Some saw the comment as misplaced in the context. “The PM should have gone through some recent history to know what the EU had done for the Kashmir issue before blaming them for ignoring Kashmir,” Senator Taj Haider, a senior Pakistan People’s Party (PPP) leader, told Asia Times.
“The European Parliament had already passed a resolution calling for the plebiscite in Kashmir under the UN resolutions. The UN Human Rights Commission in Geneva has been demanding for the last four years that referendum was the only solution to the Kashmir dispute,” he added.
Many analysts attribute Pakistan’s “neutrality” in the Ukrainian crisis to the country’s growing military and economic dependence on China, which is an ally of Russia. Beijing has refused to refer to Russia’s intervention in Ukraine as an “invasion” and blamed the US and West for precipitating the crisis.
Russia-Pakistan ties have warmed in recent years, largely as a countermeasure to growing ties between rival India and the US. Strategically, the two sides carried out their first-ever joint military drills in 2016.
Economically, Pakistan and Russia signed an agreement for the Pakistan Stream Gas pipeline from Karachi to Kasur, and reached a price accord in December 2016, but progress on the project has been slow. Pakistan has also granted Russia access to the Gwadar Port, which is under development with Chinese capital.

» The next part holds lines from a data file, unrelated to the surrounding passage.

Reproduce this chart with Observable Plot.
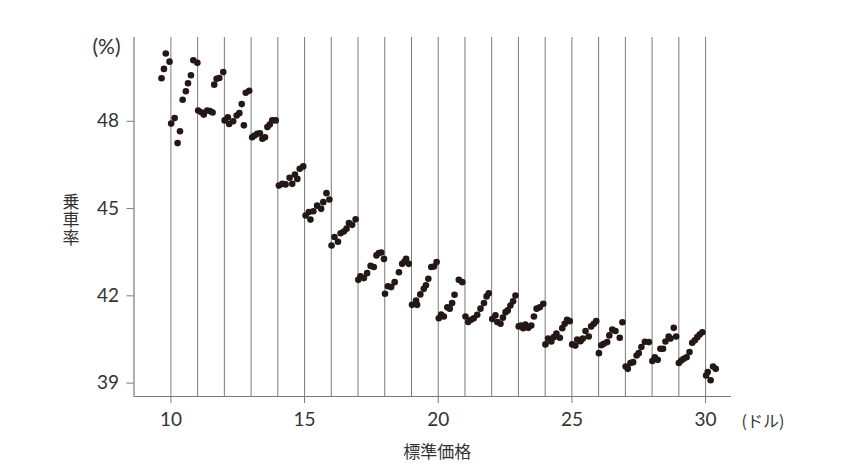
<!DOCTYPE html>
<html>
<head>
<meta charset="utf-8">
<script src="https://cdn.jsdelivr.net/npm/d3@7"></script>
<script src="https://cdn.jsdelivr.net/npm/@observablehq/plot@0.6"></script>
<style>
  html, body { margin: 0; padding: 0; background: #fff; }
  #chart { width: 850px; height: 475px; }
</style>
</head>
<body>
<div id="chart"></div>
<script>
// Standard price (dollars)
const price = [
  9.65, 9.74, 9.81, 9.95,
  10.01, 10.14, 10.25, 10.34, 10.44, 10.56, 10.64, 10.75, 10.84, 10.99,
  11.02, 11.14, 11.23, 11.36, 11.46, 11.56, 11.62, 11.71, 11.81, 11.96,
  12.01, 12.13, 12.18, 12.33, 12.46, 12.56, 12.65, 12.73, 12.80, 12.93,
  13.04, 13.13, 13.23, 13.33, 13.42, 13.52, 13.61, 13.70, 13.79, 13.92,
  14.04, 14.17, 14.29, 14.44, 14.54, 14.64, 14.73, 14.82, 14.95,
  15.04, 15.16, 15.22, 15.33, 15.47, 15.62, 15.70, 15.82, 15.93,
  16.01, 16.12, 16.25, 16.35, 16.47, 16.57, 16.66, 16.78, 16.91,
  17.01, 17.09, 17.22, 17.34, 17.47, 17.59, 17.69, 17.78, 17.87, 17.97,
  18.01, 18.12, 18.24, 18.37, 18.53, 18.65, 18.74, 18.80, 18.90,
  19.02, 19.17, 19.21, 19.33, 19.46, 19.54, 19.63, 19.74, 19.84, 19.94,
  20.02, 20.11, 20.21, 20.34, 20.43, 20.52, 20.61, 20.77, 20.90,
  21.02, 21.12, 21.23, 21.33, 21.46, 21.58, 21.71, 21.81, 21.89,
  22.02, 22.14, 22.21, 22.33, 22.42, 22.52, 22.60, 22.70, 22.80, 22.89,
  23.01, 23.09, 23.18, 23.26, 23.37, 23.48, 23.58, 23.68, 23.80, 23.93,
  24.01, 24.11, 24.23, 24.32, 24.42, 24.55, 24.64, 24.73, 24.82, 24.92,
  25.01, 25.13, 25.20, 25.32, 25.41, 25.51, 25.63, 25.72, 25.82, 25.91,
  26.01, 26.10, 26.19, 26.32, 26.40, 26.51, 26.63, 26.79, 26.89,
  27.01, 27.09, 27.19, 27.29, 27.42, 27.50, 27.60, 27.73, 27.88,
  28.01, 28.10, 28.21, 28.31, 28.41, 28.50, 28.62, 28.69, 28.81, 28.90,
  29.00, 29.09, 29.18, 29.29, 29.40, 29.50, 29.60, 29.69, 29.78, 29.88,
  30.02, 30.08, 30.19, 30.28, 30.38
];
// Load factor (%)
const rate = [
  49.48, 49.80, 50.33, 50.05,
  47.92, 48.11, 47.25, 47.66, 48.74, 49.03, 49.31, 49.58, 50.10, 50.01,
  48.37, 48.31, 48.23, 48.37, 48.35, 48.30, 49.26, 49.46, 49.49, 49.69,
  48.03, 48.14, 47.91, 48.00, 48.20, 48.28, 48.59, 47.86, 48.98, 49.05,
  47.45, 47.51, 47.57, 47.59, 47.40, 47.45, 47.80, 47.89, 48.03, 48.03,
  45.79, 45.85, 45.83, 46.06, 45.85, 46.17, 46.02, 46.37, 46.45,
  44.76, 44.88, 44.62, 44.91, 45.10, 44.99, 45.22, 45.53, 45.31,
  43.73, 44.02, 43.86, 44.15, 44.21, 44.31, 44.50, 44.44, 44.63,
  42.55, 42.67, 42.61, 42.78, 43.03, 42.99, 43.39, 43.47, 43.49, 43.27,
  42.07, 42.33, 42.30, 42.47, 42.81, 43.10, 43.18, 43.27, 43.10,
  41.69, 41.84, 41.69, 42.05, 42.24, 42.36, 42.59, 42.99, 43.01, 43.16,
  41.23, 41.36, 41.29, 41.61, 41.56, 41.75, 42.04, 42.55, 42.47,
  41.29, 41.10, 41.18, 41.23, 41.35, 41.56, 41.75, 41.98, 42.09,
  41.20, 41.33, 41.10, 41.04, 41.25, 41.44, 41.50, 41.67, 41.81, 42.01,
  40.95, 40.98, 40.89, 41.01, 40.90, 40.98, 41.29, 41.56, 41.61, 41.73,
  40.33, 40.53, 40.43, 40.58, 40.70, 40.56, 40.89, 41.04, 41.18, 41.13,
  40.33, 40.29, 40.50, 40.44, 40.53, 40.79, 40.60, 40.95, 41.04, 41.13,
  40.03, 40.30, 40.35, 40.41, 40.64, 40.84, 40.79, 40.56, 41.09,
  39.57, 39.49, 39.69, 39.72, 39.95, 40.03, 40.24, 40.42, 40.41,
  39.76, 39.89, 39.80, 40.18, 40.18, 40.43, 40.60, 40.53, 40.90, 40.60,
  39.69, 39.78, 39.84, 39.89, 40.07, 40.39, 40.47, 40.58, 40.67, 40.75,
  39.26, 39.38, 39.10, 39.57, 39.49
];
const gridPrices = [10, 11, 12, 13, 14, 15, 16, 17, 18, 19, 20, 21, 22, 23, 24, 25, 26, 27, 28, 29, 30];
const xTicks = [10, 15, 20, 25, 30];
const yTicks = [39, 42, 45, 48];
const xDomain = [8.62, 30.97];
const yDomain = [38.54, 50.88];
const yUnit = "(%)";
const xUnit = "(ドル)";
const xTitle = "標準価格";
const yTitle = "乗車率";

const data = price.map((p, i) => ({price: p, rate: rate[i]}));

const numFont = "Lato, 'Noto Sans', sans-serif";
const jpFont = "'Noto Sans CJK JP', sans-serif";
const ink = "#231815";
const textColor = "#333";
const lineColor = "#7a7a7a";

const chart = Plot.plot({
  width: 850,
  height: 475,
  marginLeft: 133.5,
  marginRight: 119,
  marginTop: 37,
  marginBottom: 79,
  style: {fontFamily: numFont, color: textColor, background: "#fff"},
  x: {domain: xDomain},
  y: {domain: yDomain},
  marks: [
    Plot.ruleX(gridPrices, {stroke: lineColor, strokeWidth: 1}),
    Plot.ruleX([xDomain[0]], {stroke: lineColor, strokeWidth: 1.2}),
    Plot.ruleY([yDomain[0]], {stroke: lineColor, strokeWidth: 1.2}),
    Plot.axisY(yTicks, {tickSize: 7, tickPadding: 8, fontSize: 19, label: null, stroke: lineColor, fill: textColor}),
    Plot.axisX(xTicks, {tickSize: 7, tickPadding: 9, fontSize: 19, label: null, stroke: lineColor, fill: textColor}),
    Plot.dot(data, {x: "price", y: "rate", r: 3.3, fill: ink, stroke: null})
  ]
});

document.getElementById("chart").appendChild(chart);

// Extra labels placed relative to the scales
const svg = d3.select(chart);
const xs = chart.scale("x");
const ys = chart.scale("y");
const x0 = xs.apply(xDomain[0]);
const x1 = xs.apply(xDomain[1]);
const yTop = ys.apply(yDomain[1]);
const yBot = ys.apply(yDomain[0]);

svg.append("text")
  .attr("x", x0 - 27)
  .attr("y", yTop + 10)
  .attr("dy", "0.35em")
  .attr("text-anchor", "middle")
  .attr("font-family", numFont)
  .attr("font-size", 21)
  .attr("fill", textColor)
  .text(yUnit);

svg.append("text")
  .attr("x", x1 + 32)
  .attr("y", yBot + 25)
  .attr("dy", "0.35em")
  .attr("text-anchor", "middle")
  .attr("font-family", jpFont)
  .attr("font-size", 16)
  .attr("fill", textColor)
  .text(xUnit);

svg.append("text")
  .attr("x", (x0 + x1) / 2 + 5)
  .attr("y", yBot + 56)
  .attr("dy", "0.35em")
  .attr("text-anchor", "middle")
  .attr("font-family", jpFont)
  .attr("font-size", 17)
  .attr("fill", textColor)
  .text(xTitle);

svg.append("text")
  .attr("x", 71)
  .attr("y", (yTop + yBot) / 2 + 4)
  .attr("text-anchor", "middle")
  .attr("font-family", jpFont)
  .attr("font-size", 17)
  .attr("letter-spacing", 1)
  .attr("fill", textColor)
  .style("writing-mode", "vertical-rl")
  .text(yTitle);
</script>
</body>
</html>
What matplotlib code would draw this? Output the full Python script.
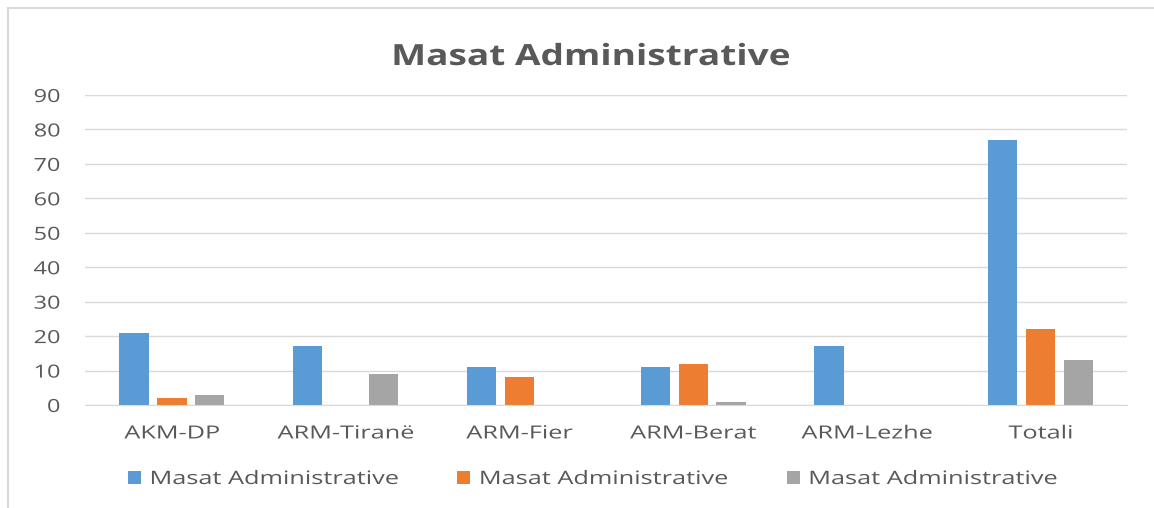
import matplotlib
matplotlib.use("Agg")
import matplotlib.pyplot as plt
import numpy as np
from matplotlib.patches import Rectangle
from matplotlib.patheffects import AbstractPathEffect
from matplotlib.transforms import Affine2D

categories = ["AKM-DP", "ARM-Tiranë", "ARM-Fier", "ARM-Berat", "ARM-Lezhe", "Totali"]
series_names = ["Masat Administrative", "Masat Administrative", "Masat Administrative"]
series1 = [21, 17, 11, 11, 17, 77]
series2 = [2, 0, 8, 12, 0, 22]
series3 = [3, 9, 0, 1, 0, 13]
colors = ["#5B9BD5", "#ED7D31", "#A5A5A5"]
yticks = [0, 10, 20, 30, 40, 50, 60, 70, 80, 90]


class HStretch(AbstractPathEffect):
    """Stretch text horizontally around an anchor (text stays a Text artist)."""
    def __init__(self, sx, anchor="center"):
        super().__init__()
        self.sx = sx
        self.anchor = anchor

    def draw_path(self, renderer, gc, tpath, affine, rgbFace=None):
        ext = tpath.get_extents(affine)
        if self.anchor == "left":
            x0 = ext.x0
        elif self.anchor == "right":
            x0 = ext.x1
        else:
            x0 = 0.5 * (ext.x0 + ext.x1)
        new = affine + Affine2D().translate(-x0, 0).scale(self.sx, 1).translate(x0, 0)
        renderer.draw_path(gc, tpath, new, rgbFace)


TXT = "#595959"
plt.rcParams['font.family'] = ['Open Sans', 'DejaVu Sans']
fig = plt.figure(figsize=(11.54, 5.08), dpi=100)
fig.patches.append(Rectangle((8 / 1154, -0.1), 1.2, 1.1 - 8 / 508, transform=fig.transFigure,
                             fill=False, edgecolor="#D9D9D9", linewidth=1.5))
ax = fig.add_axes([0.0737, 0.2028, 0.9033, 0.6102])

x = np.arange(len(categories))
w = 0.168
off = 0.218
for i, (vals, c, name) in enumerate(zip([series1, series2, series3], colors, series_names)):
    ax.bar(x + (i - 1) * off, vals, width=w, color=c, label=name, zorder=3)

ax.set_xlim(-0.5, len(categories) - 0.5)
ax.set_ylim(0, 90)
ax.set_yticks(yticks)
ax.set_xticks(x)
ax.set_xticklabels(categories)
ax.tick_params(axis='both', length=0, colors=TXT, labelsize=13)
ax.tick_params(axis='x', pad=14)
ax.tick_params(axis='y', pad=18)
for t in ax.get_xticklabels():
    t.set_path_effects([HStretch(1.4, "center")])
for t in ax.get_yticklabels():
    t.set_path_effects([HStretch(1.3, "right")])
ax.grid(axis='y', color="#D9D9D9", linewidth=1, zorder=0)
for s in ["top", "right", "left"]:
    ax.spines[s].set_visible(False)
ax.spines["bottom"].set_color("#D9D9D9")
ax.spines["bottom"].set_zorder(4)

title = fig.text(591 / 1154, 1 - 65 / 508, "Masat Administrative", ha="center", va="baseline",
                 fontsize=21, fontweight="bold", color=TXT)
title.set_path_effects([HStretch(1.27, "center")])

fs = 13.3
leg = fig.legend(loc="center left", bbox_to_anchor=(128 / 1154, 1 - 479 / 508), ncol=3,
                 frameon=False, fontsize=fs, handlelength=0.7, handleheight=0.7,
                 columnspacing=6.75, handletextpad=0.5, borderpad=0, borderaxespad=0)
for t in leg.get_texts():
    t.set_color(TXT)
    t.set_path_effects([HStretch(1.37, "left")])

fig.savefig("out.png", dpi=100)
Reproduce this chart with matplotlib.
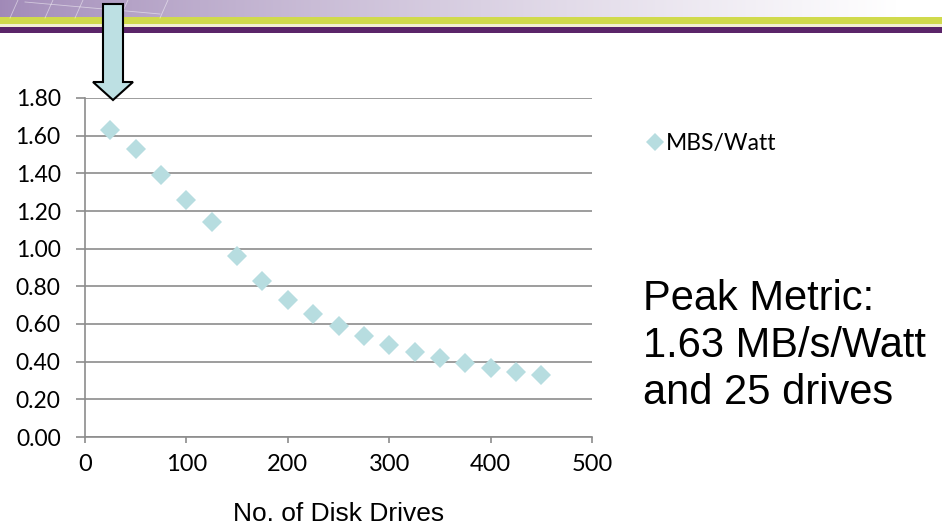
import numpy as np
import matplotlib
matplotlib.use("Agg")
import matplotlib.pyplot as plt
from matplotlib.patches import Polygon, Rectangle

drives = [25, 50, 75, 100, 125, 150, 175, 200, 225, 250, 275, 300, 325, 350, 375, 400, 425, 450]
mbs_per_watt = [1.63, 1.53, 1.39, 1.26, 1.14, 0.96, 0.83, 0.73, 0.653, 0.59, 0.538, 0.49, 0.453, 0.42, 0.395, 0.368, 0.347, 0.329]
yticks = [0.0, 0.2, 0.4, 0.6, 0.8, 1.0, 1.2, 1.4, 1.6, 1.8]
xticks = [0, 100, 200, 300, 400, 500]
series_name = "MBS/Watt"
xlabel = "No. of Disk Drives"
note = "Peak Metric:\n1.63 MB/s/Watt\nand 25 drives"

W, H = 942, 527
fig = plt.figure(figsize=(W / 100, H / 100), dpi=100)
fig.patch.set_facecolor("white")

def fx(px):
    return px / W

def fy(py):
    return 1 - py / H

# ---- top banner ----
bax = fig.add_axes([0, fy(34), 1, 34 / H])
bax.set_xlim(0, W)
bax.set_ylim(34, 0)
bax.axis("off")
grad = np.linspace(0, 1, 400)
c0 = np.array([0.63, 0.54, 0.72])
c1 = np.array([1.0, 1.0, 1.0])
t = np.clip(grad * 1.05, 0, 1) ** 0.8
img = (c0[None, :] * (1 - t[:, None]) + c1[None, :] * t[:, None])[None, :, :]
bax.imshow(img, extent=[0, W, 18, 0], aspect="auto")
for x0 in [10, 45, 75, 120, 160]:
    bax.plot([x0, x0 + 8], [18, 0], color="white", lw=0.6, alpha=0.5)
bax.plot([25, 160], [2, 14], color="white", lw=0.6, alpha=0.5)
bax.add_patch(Rectangle((0, 17), W, 7, color="#d0da4c", lw=0))
bax.add_patch(Rectangle((0, 24), W, 2.7, color="#f3f0d2", lw=0))
bax.add_patch(Rectangle((0, 26.7), W, 6.5, color="#5b2569", lw=0))

# ---- chart ----
ax = fig.add_axes([fx(85), fy(437), fx(592) - fx(85), (437 - 98) / H])
ax.plot(drives, mbs_per_watt, linestyle="none", marker="D", markersize=10,
        color="#b7dde0", markeredgewidth=0, label=series_name, zorder=3)
ax.set_xlim(0, 500)
ax.set_ylim(0, 1.8)
ax.set_xticks(xticks)
ax.set_yticks(yticks)
ax.set_yticklabels([f"{v:.2f}" for v in yticks])
ax.yaxis.grid(True, color="#8c8c8c", lw=1.2)
ax.set_axisbelow(True)
for s in ["top", "right"]:
    ax.spines[s].set_visible(False)
for s in ["left", "bottom"]:
    ax.spines[s].set_color("#8c8c8c")
    ax.spines[s].set_linewidth(1.2)
ax.tick_params(axis="y", length=6.5, width=1.2, color="#8c8c8c", pad=11)
ax.tick_params(axis="x", length=4.5, width=1.2, color="#8c8c8c", pad=8)
tickfont = "Lato"
for lab in ax.get_xticklabels():
    lab.set_fontfamily(tickfont)
    lab.set_fontsize(17)
for lab in ax.get_yticklabels():
    lab.set_fontfamily(tickfont)
    lab.set_fontsize(16.5)
ax.set_xlabel(xlabel, fontsize=19, family="Liberation Sans", labelpad=19)

leg = ax.legend(loc="upper left", bbox_to_anchor=(1.085, 0.925), frameon=False,
                prop={"family": tickfont, "size": 16.5}, handletextpad=0.05,
                handlelength=0.9, markerscale=0.9, borderaxespad=0)

fig.text(fx(643), fy(346), note, fontsize=30, family="Liberation Sans",
         va="center", ha="left", linespacing=1.21)

# ---- arrow ----
arrow_px = [(103, 4), (123, 4), (123, 82), (133, 82), (113, 100), (93, 82), (103, 82)]
arrow = Polygon([(fx(x), fy(y)) for x, y in arrow_px], closed=True,
                transform=fig.transFigure, facecolor="#bde0e3",
                edgecolor="black", lw=1.5, zorder=10)
fig.patches.append(arrow)

fig.savefig("out.png", dpi=100)
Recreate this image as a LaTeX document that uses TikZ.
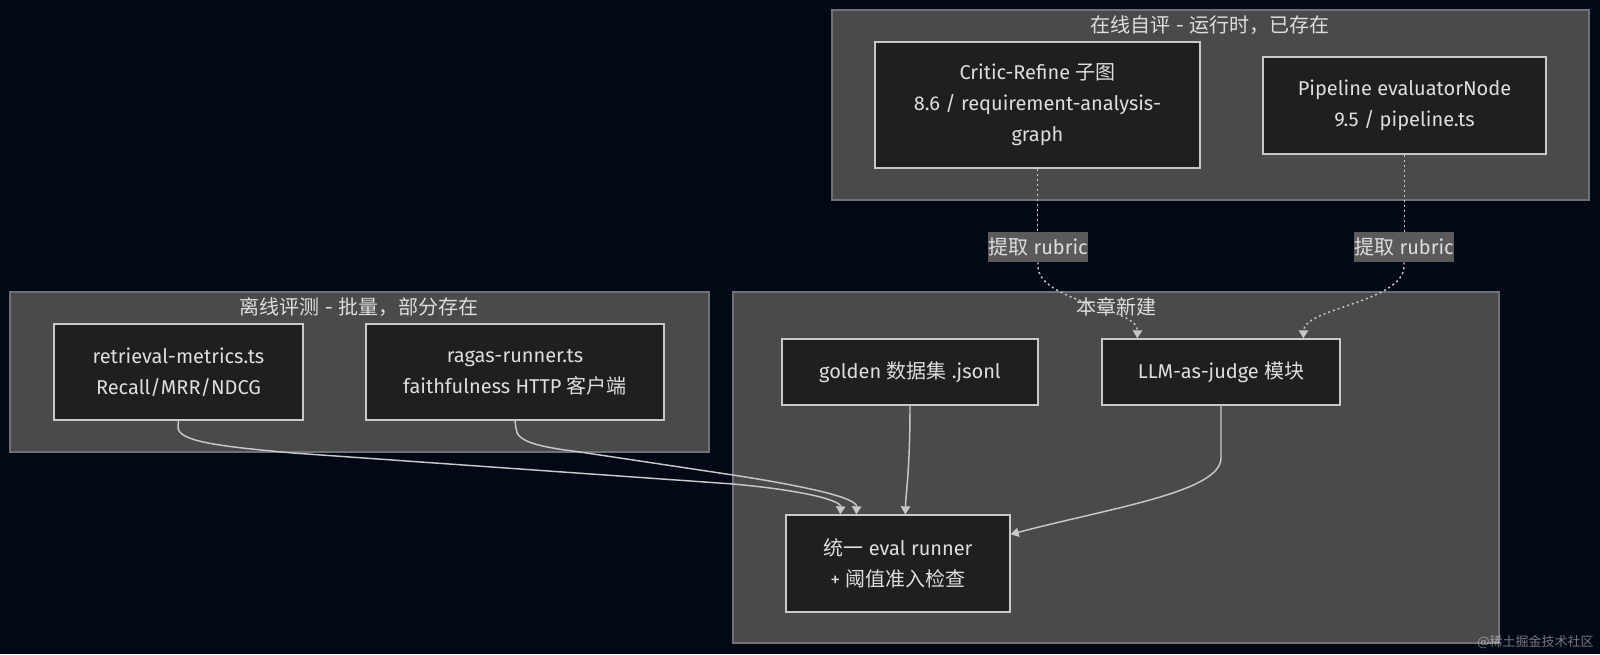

Leading columnist and TV anchor Kamran Yousaf recently wrote that Pakistan’s balancing act stems from efforts to diversify its foreign policy options. He noted that Prime Minister Khan defended his visit to Moscow while tensions were brewing in the name of pursuing an “independent foreign policy.”
The question now is whether Pakistan can afford to pay the price of such a policy?
Pakistan’s stance on Ukraine has already resulted in the postponement of UK National Security Adviser Dr Moeed Yusuf’s planned visit. Although Yusuf dismissed the notion that the postponement was linked to Pakistan’s “neutral” stand on the Ukraine conflict, independent observers believe it was related.
In another development, on March 4 the US said it had warned Pakistan that the war in Ukraine could have regional and global consequences.
“We have briefed the government of Pakistan on the impact that Russia’s unprovoked war against Ukraine could have on the regional and global security,” a US State Department spokesperson was quoted to have told the Dawn newspaper when asked to respond to these developments.
Diplomatic sources told Asia Times that Pakistan army chief General Qamar Javad Bajwa and Director-General Inter-service Intelligence (ISI) General Nadeem Anjum had planned a visit to the US in the coming weeks to deal with the collateral damage caused by Khan’s outburst against the EU and the US.
The sources claimed that the military leadership did not back Khan’s outburst against the EU in a public meeting.